Why the buckling NYC Pfizer building matters to new affordable housing law
The 21st Century ROAD to Housing Act officially became law on Saturday, July 11, passing with rare bipartisan support but not with a presidential signature. President Donald Trump abruptly canceled the signing ceremony, withholding his signature to tie the bill’s implementation to the passage of the contested SAVE America Act.
The law, which aims to expand housing availability and affordability, takes effect just days after a high-profile structural failure at a buckling building in Manhattan prompted evacuations, putting renewed focus on the challenges of office-to-residential conversions — a key housing strategy that the new law incentivizes.
The allure of an empty office
Accelerated by the COVID-19 pandemic and the shift toward remote work, vacant office buildings have been viewed as a potential solution to America’s affordable housing crisis for several years. According to the Brookings Institution, a nonpartisan think tank, the primary driver of this interest is “market demand for more housing.”

Office buildings became candidates for housing conversion after the pandemic significantly reduced foot traffic in metropolitan areas, as commutes shifted from driving to the office to walking to the laptop. In the post-pandemic period, office vacancy rates have remained high. According to Moody’s Analytics data shared with Axios, the office space vacancy rate across 79 U.S. markets rose to 21% in the first quarter of 2026, up from 17% in 2020.
Inside the Housing Act
The newly passed housing bill includes key provisions aimed at increasing housing availability by targeting regulatory and financial roadblocks that have previously stalled office-to-residential conversions. The section creates a pilot grant program to help local governments convert vacant commercial structures.

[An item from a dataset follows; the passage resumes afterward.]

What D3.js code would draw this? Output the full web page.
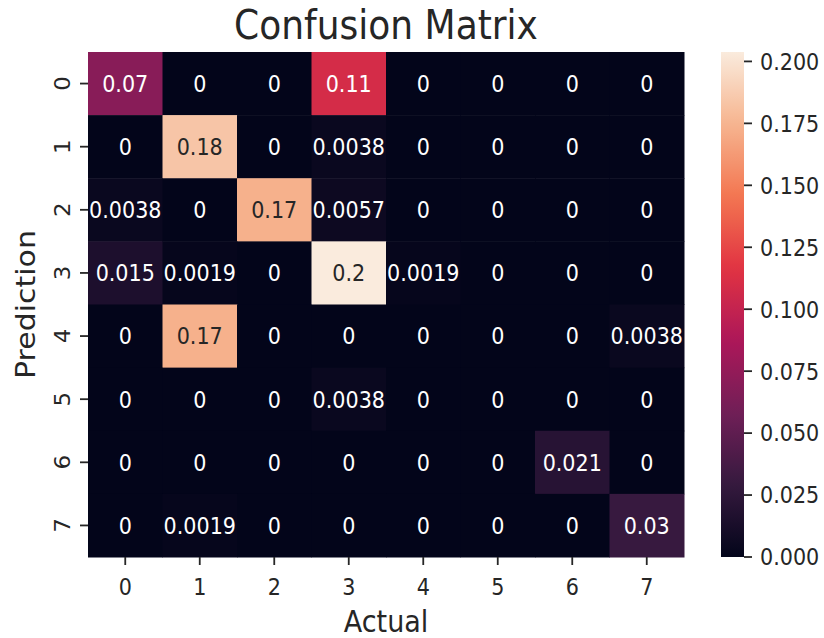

Another section of the bill fast-tracks environmental reviews and establishes a $200 million yearly grant program for municipalities to modernize their zoning, a bottleneck that prevents cities from adapting quickly to demand and easily re-zoning.
An additional provision instructs the Department of Housing and Urban Development to create guidelines allowing single-stairwell apartment layouts for buildings up to six stories, so developers can build apartments inside oddly shaped commercial buildings that aren’t suited to traditional apartment layouts.
A Lesson in Manhattan
Back in the Big Apple, a historic office-to-housing conversion prompted evacuations as two support columns began buckling and other floors sagged just days before the housing bill went into effect. The 37-floor building, previously a Pfizer headquarters, would be the largest project of its kind in New York City history and, in tandem with its neighboring building, would provide 1,600 apartments, according to the architectural firm behind the project, The New York Times reported.
The structural failure hints at a broader architectural reality: Unlike residential buildings, commercial buildings often feature large floor plates and windowless interiors. Carving concrete and steel to install individual residential plumbing and ventilation systems introduces new engineering challenges.
In the case of the Pfizer building, Nathan Berman, the firm’s founder, told The Wall Street Journal that the added load from widening the top floors likely caused the damage.
In 2023, a Moody’s analysis highlighted issues with conversions, noting that only 35 of the nearly 1,100 NYC office buildings tracked were suitable for conversion.
It’s still unclear whether converting empty offices into apartments will work everywhere, but the 21st Century ROAD to Housing Act is a big step toward trying new solutions to the housing shortage. The next few years will show if these changes can actually create safe and affordable homes. For now, the future of city living depends on how well these ideas are put into action by local leaders, builders and communities.